GTOs in front of Strawberry Hill House on the 2018 Reader Club trip to Richmond. 

Strawberry Hill House and the Royal Botanic Gardens Kew were on the agenda for Group Leisure & Travel readers on this June familiarisation trip. Organised with Visit Richmond, the day proved highly interesting with a mix of historic and horticultural highlights wowing all of those who attended.

Architectural dreams

A glimpse into the history of Strawberry Hill House was the first treat of the trip, with attendees welcomed with tea, coffee and biscuits and an introduction to the fascinating home.

We were split into two parties to take a guided tour of the house, which groups can replicate on their own visit. As well as a general tour, there are guided experiences that can be themed around the painted glass windows that decorate the house; the landscape outside, taking in the gardens; and the house at twilight with an exclusive out-of-hours experience.

“The chance to review everything from catering to coach parking to venue facilities proved very successful – a very big thank you for this invaluable introduction to two great venues on such a glorious day. Plans are already in place for an event where our own guests can enjoy an unrivalled day out such as we did.”

Judith and Geoff Allen, Travallen Travel & Events

The house tour we were taken on showcased many highlights, both inside and out. Even if you’ve never been to Strawberry Hill, you might recognise the house for its distinctive white Gothic architecture – it’s a dream for photographers of all abilities.
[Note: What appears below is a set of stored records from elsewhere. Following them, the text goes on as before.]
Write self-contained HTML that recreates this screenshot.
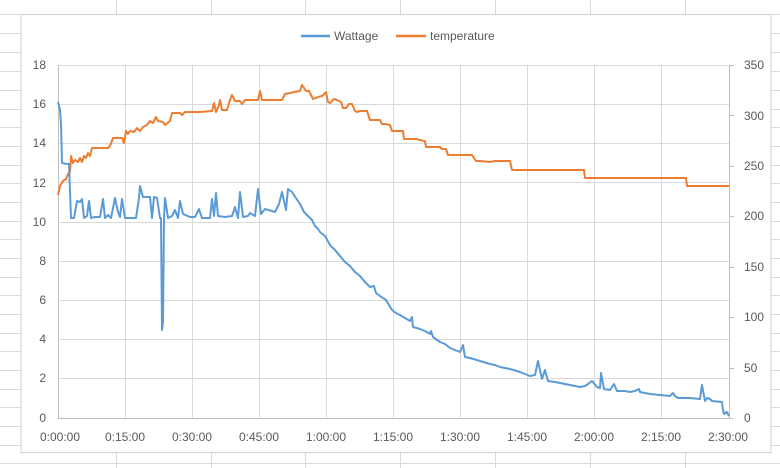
<!DOCTYPE html>
<html><head><meta charset="utf-8"><style>
body{margin:0;background:#fff;}
svg{display:block;font-family:"Liberation Sans",sans-serif;}
</style></head><body>
<svg width="780" height="468" viewBox="0 0 780 468">
<g stroke="#d9d9d9" stroke-width="1">
<line x1="0" y1="14.5" x2="780" y2="14.5"/>
<line x1="0" y1="33.5" x2="21" y2="33.5"/><line x1="0" y1="52.5" x2="21" y2="52.5"/><line x1="0" y1="71.5" x2="21" y2="71.5"/><line x1="0" y1="90.5" x2="21" y2="90.5"/><line x1="0" y1="109.5" x2="21" y2="109.5"/><line x1="0" y1="127.5" x2="21" y2="127.5"/><line x1="0" y1="146.5" x2="21" y2="146.5"/><line x1="0" y1="165.5" x2="21" y2="165.5"/><line x1="0" y1="183.5" x2="21" y2="183.5"/><line x1="0" y1="202.5" x2="21" y2="202.5"/><line x1="0" y1="221.5" x2="21" y2="221.5"/><line x1="0" y1="239.5" x2="21" y2="239.5"/><line x1="0" y1="258.5" x2="21" y2="258.5"/><line x1="0" y1="277.5" x2="21" y2="277.5"/><line x1="0" y1="295.5" x2="21" y2="295.5"/><line x1="0" y1="314.5" x2="21" y2="314.5"/><line x1="0" y1="333.5" x2="21" y2="333.5"/><line x1="0" y1="351.5" x2="21" y2="351.5"/><line x1="0" y1="370.5" x2="21" y2="370.5"/><line x1="0" y1="389.5" x2="21" y2="389.5"/><line x1="0" y1="407.5" x2="21" y2="407.5"/><line x1="0" y1="426.5" x2="21" y2="426.5"/><line x1="0" y1="445.5" x2="21" y2="445.5"/><line x1="0" y1="463.5" x2="780" y2="463.5"/>
<line x1="771" y1="33.5" x2="780" y2="33.5"/><line x1="771" y1="52.5" x2="780" y2="52.5"/><line x1="771" y1="71.5" x2="780" y2="71.5"/><line x1="771" y1="90.5" x2="780" y2="90.5"/><line x1="771" y1="109.5" x2="780" y2="109.5"/><line x1="771" y1="127.5" x2="780" y2="127.5"/><line x1="771" y1="146.5" x2="780" y2="146.5"/><line x1="771" y1="165.5" x2="780" y2="165.5"/><line x1="771" y1="183.5" x2="780" y2="183.5"/><line x1="771" y1="202.5" x2="780" y2="202.5"/><line x1="771" y1="221.5" x2="780" y2="221.5"/><line x1="771" y1="239.5" x2="780" y2="239.5"/><line x1="771" y1="258.5" x2="780" y2="258.5"/><line x1="771" y1="277.5" x2="780" y2="277.5"/><line x1="771" y1="295.5" x2="780" y2="295.5"/><line x1="771" y1="314.5" x2="780" y2="314.5"/><line x1="771" y1="333.5" x2="780" y2="333.5"/><line x1="771" y1="351.5" x2="780" y2="351.5"/><line x1="771" y1="370.5" x2="780" y2="370.5"/><line x1="771" y1="389.5" x2="780" y2="389.5"/><line x1="771" y1="407.5" x2="780" y2="407.5"/><line x1="771" y1="426.5" x2="780" y2="426.5"/><line x1="771" y1="445.5" x2="780" y2="445.5"/>
<line x1="116.5" y1="0" x2="116.5" y2="14"/><line x1="211.5" y1="0" x2="211.5" y2="14"/><line x1="305.5" y1="0" x2="305.5" y2="14"/><line x1="400.5" y1="0" x2="400.5" y2="14"/><line x1="495.5" y1="0" x2="495.5" y2="14"/><line x1="590.5" y1="0" x2="590.5" y2="14"/><line x1="685.5" y1="0" x2="685.5" y2="14"/>
<line x1="116.5" y1="453" x2="116.5" y2="468"/><line x1="211.5" y1="453" x2="211.5" y2="468"/><line x1="305.5" y1="453" x2="305.5" y2="468"/><line x1="400.5" y1="453" x2="400.5" y2="468"/><line x1="495.5" y1="453" x2="495.5" y2="468"/><line x1="590.5" y1="453" x2="590.5" y2="468"/><line x1="685.5" y1="453" x2="685.5" y2="468"/>
</g>
<rect x="21" y="14.5" width="750" height="438" fill="#fff" stroke="#d0d0d0"/>
<g stroke="#d9d9d9" stroke-width="1">
<line x1="58" y1="65.5" x2="729" y2="65.5"/><line x1="58" y1="104.5" x2="729" y2="104.5"/><line x1="58" y1="143.5" x2="729" y2="143.5"/><line x1="58" y1="182.5" x2="729" y2="182.5"/><line x1="58" y1="222.5" x2="729" y2="222.5"/><line x1="58" y1="261.5" x2="729" y2="261.5"/><line x1="58" y1="300.5" x2="729" y2="300.5"/><line x1="58" y1="339.5" x2="729" y2="339.5"/><line x1="58" y1="378.5" x2="729" y2="378.5"/>
<line x1="125.5" y1="65" x2="125.5" y2="418"/><line x1="192.5" y1="65" x2="192.5" y2="418"/><line x1="259.5" y1="65" x2="259.5" y2="418"/><line x1="326.5" y1="65" x2="326.5" y2="418"/><line x1="393.5" y1="65" x2="393.5" y2="418"/><line x1="460.5" y1="65" x2="460.5" y2="418"/><line x1="527.5" y1="65" x2="527.5" y2="418"/><line x1="594.5" y1="65" x2="594.5" y2="418"/><line x1="661.5" y1="65" x2="661.5" y2="418"/>
</g>
<g stroke="#bfbfbf" stroke-width="1">
<line x1="58.5" y1="65" x2="58.5" y2="418"/><line x1="729.5" y1="65" x2="729.5" y2="418"/><line x1="58" y1="418.5" x2="733" y2="418.5"/>
<line x1="729" y1="65.5" x2="734" y2="65.5"/><line x1="729" y1="115.5" x2="734" y2="115.5"/><line x1="729" y1="166.5" x2="734" y2="166.5"/><line x1="729" y1="216.5" x2="734" y2="216.5"/><line x1="729" y1="267.5" x2="734" y2="267.5"/><line x1="729" y1="317.5" x2="734" y2="317.5"/><line x1="729" y1="368.5" x2="734" y2="368.5"/>
</g>
<g fill="#595959" font-size="12">
<g text-anchor="end">
<text x="46" y="69">18</text><text x="46" y="108">16</text><text x="46" y="147">14</text><text x="46" y="187">12</text><text x="46" y="226">10</text><text x="46" y="265">8</text><text x="46" y="304">6</text><text x="46" y="343">4</text><text x="46" y="382">2</text><text x="46" y="422">0</text>
</g>
<text x="744" y="69">350</text><text x="744" y="120">300</text><text x="744" y="170">250</text><text x="744" y="220">200</text><text x="744" y="271">150</text><text x="744" y="321">100</text><text x="744" y="372">50</text><text x="744" y="422">0</text>
<g text-anchor="middle">
<text x="60" y="441">0:00:00</text><text x="125" y="441">0:15:00</text><text x="192" y="441">0:30:00</text><text x="259" y="441">0:45:00</text><text x="326" y="441">1:00:00</text><text x="393" y="441">1:15:00</text><text x="460" y="441">1:30:00</text><text x="527" y="441">1:45:00</text><text x="594" y="441">2:00:00</text><text x="661" y="441">2:15:00</text><text x="728" y="441">2:30:00</text>
</g>
<text x="334" y="40">Wattage</text><text x="430" y="40">temperature</text>
</g>
<line x1="301" y1="36" x2="330" y2="36" stroke="#5b9bd5" stroke-width="2.5"/>
<line x1="396" y1="36" x2="426" y2="36" stroke="#ed7d31" stroke-width="2.5"/>
<polyline fill="none" stroke="#ed7d31" stroke-width="2" stroke-linejoin="round" points="58,195 60,186 63,181 66,179 68,174 70,172 71,156 73,163 75,160 78,162 80,158 82,162 84,156 86,158 88,153 90,156 92,148 98,148 108,148 110,146 113,138 122,138 124,143 126,131 128,134 130,131 134,132 137,128 140,131 143,127 147,125 150,121 153,123 156,117 158,121 163,122 165,125 170,121 172,113 180,113 182,115 185,112 200,112 212,111 214,103 216,112 219,105 220,100 222,110 227,110 230,100 232,95 235,101 240,101 242,104 245,100 255,100 258,100 260,91 262,100 282,100 285,94 290,93 294,92 300,91 302,85 306,91 309,91 313,99 318,97 322,96 326,92 328,102 330,103 334,99 337,100 341,102 343,108 346,108 349,104 352,104 355,111 357,112 360,111 367,111 370,120 374,120 380,120 382,124 385,124 390,125 392,131 403,131 404,139 417,139 419,140 425,141 426,147 440,147 442,149 446,149 448,155 472,155 476,161 480,161 490,162 495,161 510,161 512,170 584,170 585,178 686,178 687,186 729,186"/>
<polyline fill="none" stroke="#5b9bd5" stroke-width="2" stroke-linejoin="round" points="58,102 60,110 61,123 62,163 67,164 69,164 70,191 71,218 74,218 77,201 80,202 82,199 84,218 87,216 89,201 91,218 95,217 100,217 103,199 105,218 108,215 111,218 115,198 118,212 120,217 122,199 125,218 130,218 136,218 139,198 140,186 143,197 150,197 152,218 154,197 157,198 160,218 161,218 162,330 163,322 164,218 165,198 168,218 172,216 175,210 178,218 180,201 183,214 190,217 195,217 199,209 202,218 210,218 212,199 214,216 216,193 218,216 225,217 232,216 235,207 238,218 240,192 243,217 248,216 250,213 255,216 258,189 261,214 265,209 275,212 279,204 282,192 286,210 288,189 292,192 296,198 300,204 304,212 308,216 312,220 315,226 318,229 320,232 325,236 330,245 335,250 340,256 345,262 350,266 355,272 360,276 365,282 370,287 374,286 376,293 380,296 386,300 392,310 396,313 400,315 405,318 410,321 412,317 413,327 420,329 425,331 430,334 431,331 433,337 440,342 445,344 450,348 455,350 460,352 463,345 465,357 470,358 480,361 490,364 495,365 500,367 510,369 520,372 530,376 535,375 538,361 542,379 545,370 548,381 555,382 560,383 570,385 580,387 585,386 588,384 592,381 597,387 600,388 601,373 604,389 610,390 614,384 617,391 625,391 630,392 635,391 639,389 640,392 650,394 660,395 670,396 673,393 675,396 678,398 690,398 700,399 702,385 705,401 707,398 710,399 712,401 722,402 723,410 724,414 727,412 729,416"/>
</svg>
</body></html>
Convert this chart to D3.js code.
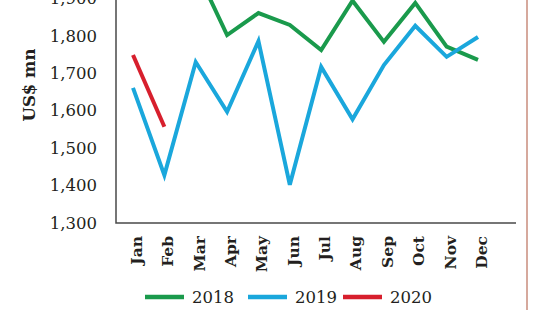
<!DOCTYPE html>
<html>
<head>
<meta charset="utf-8">
<script src="https://cdn.jsdelivr.net/npm/d3@7"></script>
<style>
  body { margin: 0; background: #fff; }
  svg { display: block; }
  .tick text { fill: #231f20; }
</style>
</head>
<body>
<div id="chart"></div>
<script>
// data
var months = ["Jan", "Feb", "Mar", "Apr", "May", "Jun", "Jul", "Aug", "Sep", "Oct", "Nov", "Dec"];
var values2018 = [2010, 1960, 1980, 1802, 1861, 1829, 1762, 1894, 1784, 1888, 1771, 1736];
var values2019 = [1661, 1428, 1730, 1597, 1786, 1402, 1717, 1577, 1722, 1827, 1744, 1797];
var values2020 = [1749, 1557];
var yTicks = [1300, 1400, 1500, 1600, 1700, 1800, 1900];

var series = [
  {name: "2018", color: "#1a9a4c", values: values2018},
  {name: "2019", color: "#1aa7dc", values: values2019},
  {name: "2020", color: "#d71f2d", values: values2020}
];

// the chart is cut at the top, so the plot starts above the window
var width = 550, height = 310;
var plot = {left: 116, right: 516, top: -39, bottom: 223};

var x = d3.scalePoint().domain(months).range([133, 478]);
var y = d3.scaleLinear().domain([1300, 2000]).range([plot.bottom, plot.top]);

var svg = d3.select("#chart").append("svg")
  .attr("width", width)
  .attr("height", height);

// y axis labels
var yAxis = svg.append("g")
  .attr("transform", "translate(" + plot.left + ",0)")
  .call(d3.axisLeft(y).tickValues(yTicks).tickSize(0).tickPadding(19)
    .tickFormat(d3.format(",")));
yAxis.select(".domain").remove();
yAxis.selectAll("text")
  .style("font-family", "'DejaVu Serif', serif")
  .style("font-size", "16.5px");

// month labels
var xAxis = svg.append("g")
  .attr("transform", "translate(0," + plot.bottom + ")")
  .call(d3.axisBottom(x).tickSize(0).tickPadding(0));
xAxis.select(".domain").remove();
xAxis.selectAll("text")
  .attr("transform", "rotate(-90)")
  .attr("x", -13)
  .attr("y", 3)
  .attr("dy", "0.35em")
  .style("text-anchor", "end")
  .style("font-family", "'DejaVu Serif', serif")
  .style("font-weight", "bold")
  .style("font-size", "15.5px");

// axis lines
svg.append("path")
  .attr("d", "M" + plot.left + "," + plot.top + "V" + plot.bottom + "H" + plot.right)
  .attr("fill", "none")
  .attr("stroke", "#4a4a4a")
  .attr("stroke-width", 1.5);

// y axis title
svg.append("text")
  .attr("transform", "translate(35,85) rotate(-90)")
  .attr("text-anchor", "middle")
  .style("font-family", "'DejaVu Serif', serif")
  .style("font-weight", "bold")
  .style("font-size", "16.5px")
  .attr("fill", "#231f20")
  .text("US$ mn");

// lines
var line = d3.line()
  .x(function(d, i) { return x(months[i]); })
  .y(function(d) { return y(d); });

svg.selectAll(".series")
  .data(series)
  .enter().append("path")
    .attr("class", "series")
    .attr("d", function(d) { return line(d.values); })
    .attr("fill", "none")
    .attr("stroke", function(d) { return d.color; })
    .attr("stroke-width", 4)
    .attr("stroke-linejoin", "miter");

// legend
var legendX = [145, 248, 343];
var legend = svg.selectAll(".legend")
  .data(series)
  .enter().append("g")
    .attr("class", "legend")
    .attr("transform", function(d, i) { return "translate(" + legendX[i] + ",297)"; });
legend.append("line")
  .attr("x1", 0).attr("x2", 39)
  .attr("stroke", function(d) { return d.color; })
  .attr("stroke-width", 4.5);
legend.append("text")
  .attr("x", 47)
  .attr("dy", "0.36em")
  .style("font-family", "'DejaVu Serif', serif")
  .style("font-size", "16.5px")
  .attr("fill", "#231f20")
  .text(function(d) { return d.name; });

// page frame line on the right
svg.append("line")
  .attr("x1", 527).attr("x2", 527)
  .attr("y1", 0).attr("y2", height)
  .attr("stroke", "#c98c7c")
  .attr("stroke-width", 1.5);
</script>
</body>
</html>
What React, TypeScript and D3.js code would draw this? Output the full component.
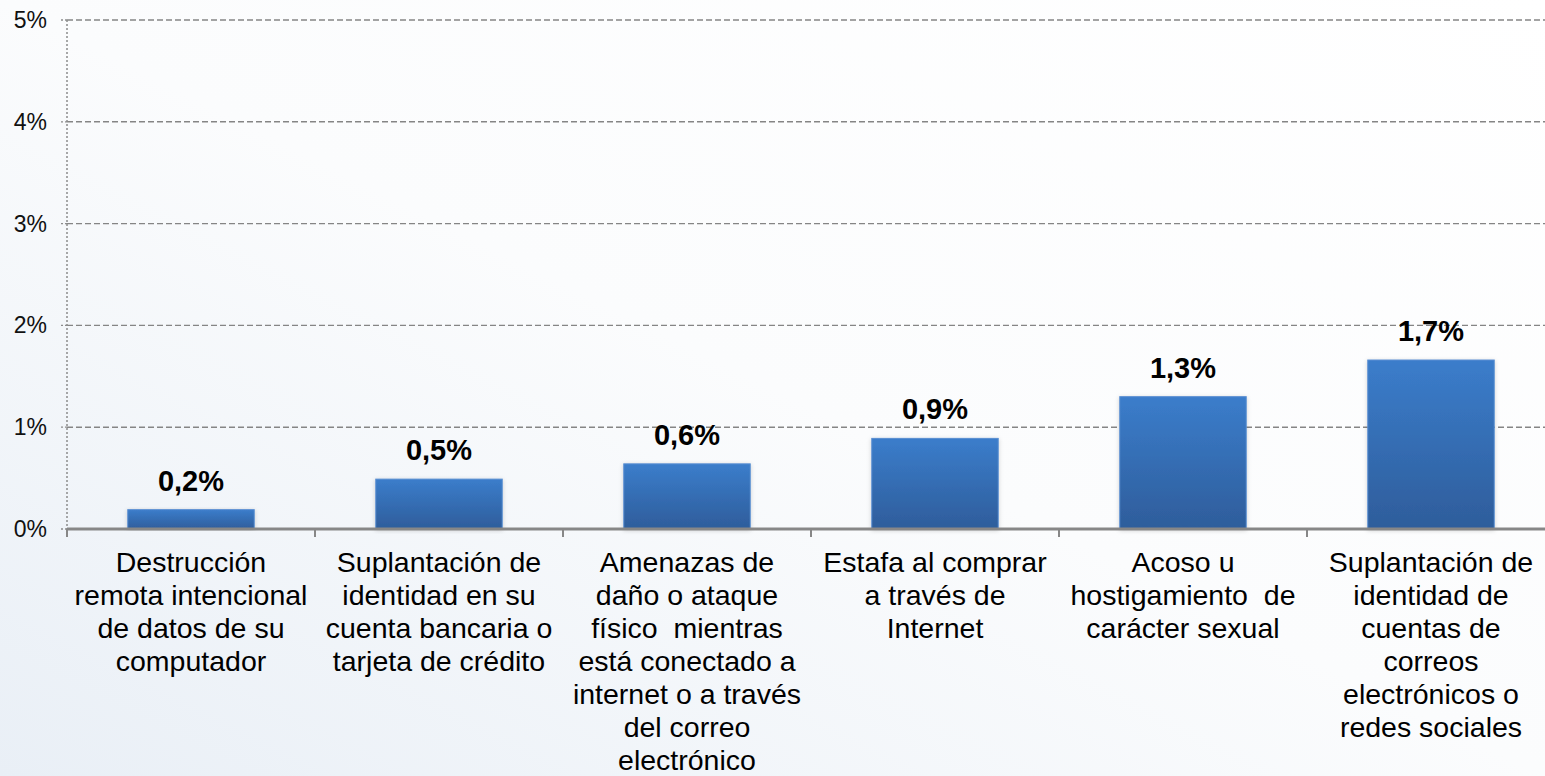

And inside, the wonder doesn’t cease. The house was bought in 1747 by Horace Walpole, a pivotal figure in 18th century society, who transformed it into his vision of a ‘little Gothic castle’. The building is quite deceiving from the outside; exploring the rooms takes you from mysterious dark to light spaces and through passages into little hidden rooms that you wouldn’t guess were there.

It is, as one of our guides Carole Tucker explained, a true serendipity (a phrase unsurprisingly coined by Walpole himself). Highlights include the magnificent library, beautiful red gallery and an incredible gold frame with an unexpected twist.

“What a lovely day – I enjoyed every aspect of this trip, especially Strawberry Hill House, I absolutely plan to return with the group. We also hope to enjoy Christmas at Kew this winter.”

Jill Mann, Joan’s Coach Outings

Top tip: Groups planning a visit should time it for Lost Treasures of Strawberry Hill, an exhibition running from 20th October to 24th February. It will showcase many of the artefacts that used to fill the house, many of them to be placed into original locations for this time period.

GTOs Gordan and Gail at Kew

GTOs Gordan and Gail at Kew.

Kew at its most superb

From Strawberry Hill we travelled the short drive by coach to Kew to see the newly restored Temperate House. With many GLT readers excited to see the latest marvel, it was with great delight that we were all able to view it in its summer glory.

Said to be the world’s largest Victorian glasshouse, this Grade I listed building is twice the size of the Palm House. It is home to an internationally important collection of temperate zone plants, including some of the rarest and most threatened. Note that it is hot in here – visiting on one of the warmest days of the year meant dividing time between exploring the plant beds and seeking out shade (and ice-cream) to cool down.

“The trip has been great – we’ve been to Kew Gardens several times in the past but you always see something different and today is no exception. Our favourite part is the Marianne North Gallery, the exhibition is incredible.”

Roger Tacq, Huntingdon U3A

Nonetheless, it was just as staggering as we all hoped it would be, and free time to explore meant enjoying the rest of Kew’s amazing features including the treetop walkway and The Hive sculpture. Groups are very welcome at Kew where discounted rates apply to parties of 15 or more people. Private guided walking tours are also worth booking for learning a bit extra about the gardens.

The Reader Club trip gave a great taste of Richmond and the surrounding area which, in addition to these two amazing landmarks, is also home to the house of painter JMW Turner, Marble Hill House, Ham House and Hampton Court Palace. With so much to do while you’re there, it’s no wonder that GLT readers left pledging to return in the future to explore the many treasures available.